**Raw data:**
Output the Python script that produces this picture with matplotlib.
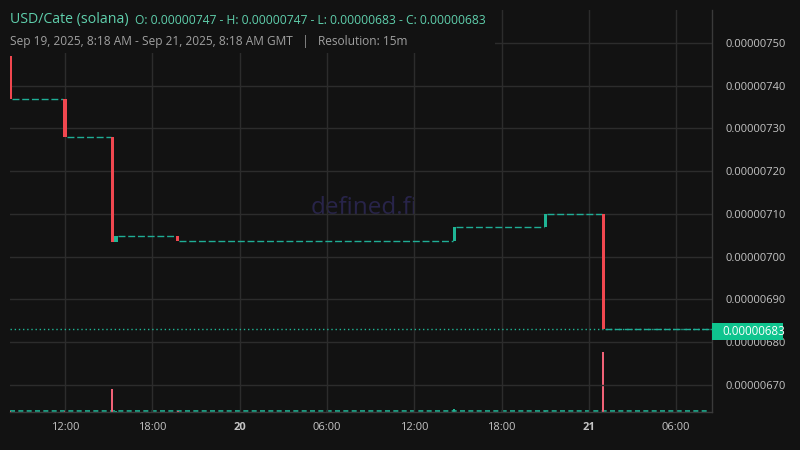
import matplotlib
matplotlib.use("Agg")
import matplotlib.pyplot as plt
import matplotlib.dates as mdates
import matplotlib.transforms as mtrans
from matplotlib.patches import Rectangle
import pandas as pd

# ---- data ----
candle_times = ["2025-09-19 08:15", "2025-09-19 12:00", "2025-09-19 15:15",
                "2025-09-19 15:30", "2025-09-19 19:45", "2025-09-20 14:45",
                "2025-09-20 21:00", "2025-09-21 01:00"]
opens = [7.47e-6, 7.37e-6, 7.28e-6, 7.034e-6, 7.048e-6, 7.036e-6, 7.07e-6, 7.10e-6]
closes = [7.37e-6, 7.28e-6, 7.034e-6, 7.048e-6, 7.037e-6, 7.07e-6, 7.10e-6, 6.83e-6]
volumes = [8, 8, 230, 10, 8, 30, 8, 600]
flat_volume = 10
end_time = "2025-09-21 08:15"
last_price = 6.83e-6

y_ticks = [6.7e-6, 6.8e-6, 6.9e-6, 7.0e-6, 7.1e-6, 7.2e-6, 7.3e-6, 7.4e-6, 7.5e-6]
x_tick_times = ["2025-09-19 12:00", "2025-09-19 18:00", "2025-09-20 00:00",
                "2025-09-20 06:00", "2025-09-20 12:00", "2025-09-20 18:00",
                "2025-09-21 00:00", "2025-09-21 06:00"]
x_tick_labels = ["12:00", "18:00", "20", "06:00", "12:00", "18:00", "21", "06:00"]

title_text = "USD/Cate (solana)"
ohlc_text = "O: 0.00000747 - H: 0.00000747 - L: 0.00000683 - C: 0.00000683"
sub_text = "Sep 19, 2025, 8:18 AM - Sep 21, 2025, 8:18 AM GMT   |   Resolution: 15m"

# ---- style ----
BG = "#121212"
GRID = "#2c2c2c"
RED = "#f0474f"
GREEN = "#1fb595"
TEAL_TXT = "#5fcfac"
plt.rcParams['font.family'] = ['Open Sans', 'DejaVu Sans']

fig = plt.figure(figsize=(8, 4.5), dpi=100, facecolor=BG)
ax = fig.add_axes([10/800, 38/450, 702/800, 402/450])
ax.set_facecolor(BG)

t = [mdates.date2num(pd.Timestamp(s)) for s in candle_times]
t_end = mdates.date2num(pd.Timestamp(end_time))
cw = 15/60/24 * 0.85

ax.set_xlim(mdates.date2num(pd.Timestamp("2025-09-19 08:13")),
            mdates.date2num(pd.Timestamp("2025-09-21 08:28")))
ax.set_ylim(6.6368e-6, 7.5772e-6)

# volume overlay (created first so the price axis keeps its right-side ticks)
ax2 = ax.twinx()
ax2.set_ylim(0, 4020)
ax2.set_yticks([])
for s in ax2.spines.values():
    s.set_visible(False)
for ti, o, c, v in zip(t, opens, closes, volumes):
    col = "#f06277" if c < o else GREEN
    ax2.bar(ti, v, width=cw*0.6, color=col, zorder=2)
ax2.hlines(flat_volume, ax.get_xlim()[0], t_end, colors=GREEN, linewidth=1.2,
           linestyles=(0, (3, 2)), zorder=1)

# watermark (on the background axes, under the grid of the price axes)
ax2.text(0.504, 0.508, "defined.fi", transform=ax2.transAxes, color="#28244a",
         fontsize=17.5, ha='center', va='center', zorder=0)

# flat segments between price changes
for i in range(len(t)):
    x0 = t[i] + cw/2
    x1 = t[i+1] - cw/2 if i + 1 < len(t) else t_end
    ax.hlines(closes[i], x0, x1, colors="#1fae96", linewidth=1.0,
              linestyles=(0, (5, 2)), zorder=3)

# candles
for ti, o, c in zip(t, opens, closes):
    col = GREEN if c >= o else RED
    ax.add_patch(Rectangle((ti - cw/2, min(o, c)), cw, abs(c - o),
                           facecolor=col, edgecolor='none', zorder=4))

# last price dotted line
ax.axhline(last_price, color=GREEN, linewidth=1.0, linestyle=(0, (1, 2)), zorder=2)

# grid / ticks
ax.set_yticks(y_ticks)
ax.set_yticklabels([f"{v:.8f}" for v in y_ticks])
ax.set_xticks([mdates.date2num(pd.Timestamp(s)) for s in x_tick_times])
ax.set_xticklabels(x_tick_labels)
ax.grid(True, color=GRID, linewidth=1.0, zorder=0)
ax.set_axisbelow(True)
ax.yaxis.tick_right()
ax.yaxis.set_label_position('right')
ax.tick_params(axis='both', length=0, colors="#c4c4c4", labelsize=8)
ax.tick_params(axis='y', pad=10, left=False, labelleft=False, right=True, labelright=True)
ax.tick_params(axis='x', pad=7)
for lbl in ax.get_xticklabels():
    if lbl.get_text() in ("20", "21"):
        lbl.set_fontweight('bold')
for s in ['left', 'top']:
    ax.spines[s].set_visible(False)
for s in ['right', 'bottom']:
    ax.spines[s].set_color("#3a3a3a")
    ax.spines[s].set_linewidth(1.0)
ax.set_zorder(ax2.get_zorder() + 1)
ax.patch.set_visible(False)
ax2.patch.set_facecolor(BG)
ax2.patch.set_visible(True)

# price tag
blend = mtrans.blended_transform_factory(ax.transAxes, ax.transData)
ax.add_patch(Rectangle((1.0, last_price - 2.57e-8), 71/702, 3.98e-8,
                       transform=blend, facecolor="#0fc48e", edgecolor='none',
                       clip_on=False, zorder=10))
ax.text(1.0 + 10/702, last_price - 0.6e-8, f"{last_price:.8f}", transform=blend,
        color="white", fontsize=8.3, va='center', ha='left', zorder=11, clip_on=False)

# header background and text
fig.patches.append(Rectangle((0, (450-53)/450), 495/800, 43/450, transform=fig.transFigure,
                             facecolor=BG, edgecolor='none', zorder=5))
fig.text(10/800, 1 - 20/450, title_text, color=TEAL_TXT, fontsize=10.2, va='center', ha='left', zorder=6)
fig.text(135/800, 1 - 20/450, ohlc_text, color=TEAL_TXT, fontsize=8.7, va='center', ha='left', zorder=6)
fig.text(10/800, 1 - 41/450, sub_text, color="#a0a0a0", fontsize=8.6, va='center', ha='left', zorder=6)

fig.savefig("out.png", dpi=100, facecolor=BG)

**Given request:** The lines from the top of the data above through the one holding "last_price = 6.83e-6" are to be repeated exactly, and only those, with no pictures.

**Written reply:**
Output the Python script that produces this picture with matplotlib.
import matplotlib
matplotlib.use("Agg")
import matplotlib.pyplot as plt
import matplotlib.dates as mdates
import matplotlib.transforms as mtrans
from matplotlib.patches import Rectangle
import pandas as pd

# ---- data ----
candle_times = ["2025-09-19 08:15", "2025-09-19 12:00", "2025-09-19 15:15",
                "2025-09-19 15:30", "2025-09-19 19:45", "2025-09-20 14:45",
                "2025-09-20 21:00", "2025-09-21 01:00"]
opens = [7.47e-6, 7.37e-6, 7.28e-6, 7.034e-6, 7.048e-6, 7.036e-6, 7.07e-6, 7.10e-6]
closes = [7.37e-6, 7.28e-6, 7.034e-6, 7.048e-6, 7.037e-6, 7.07e-6, 7.10e-6, 6.83e-6]
volumes = [8, 8, 230, 10, 8, 30, 8, 600]
flat_volume = 10
end_time = "2025-09-21 08:15"
last_price = 6.83e-6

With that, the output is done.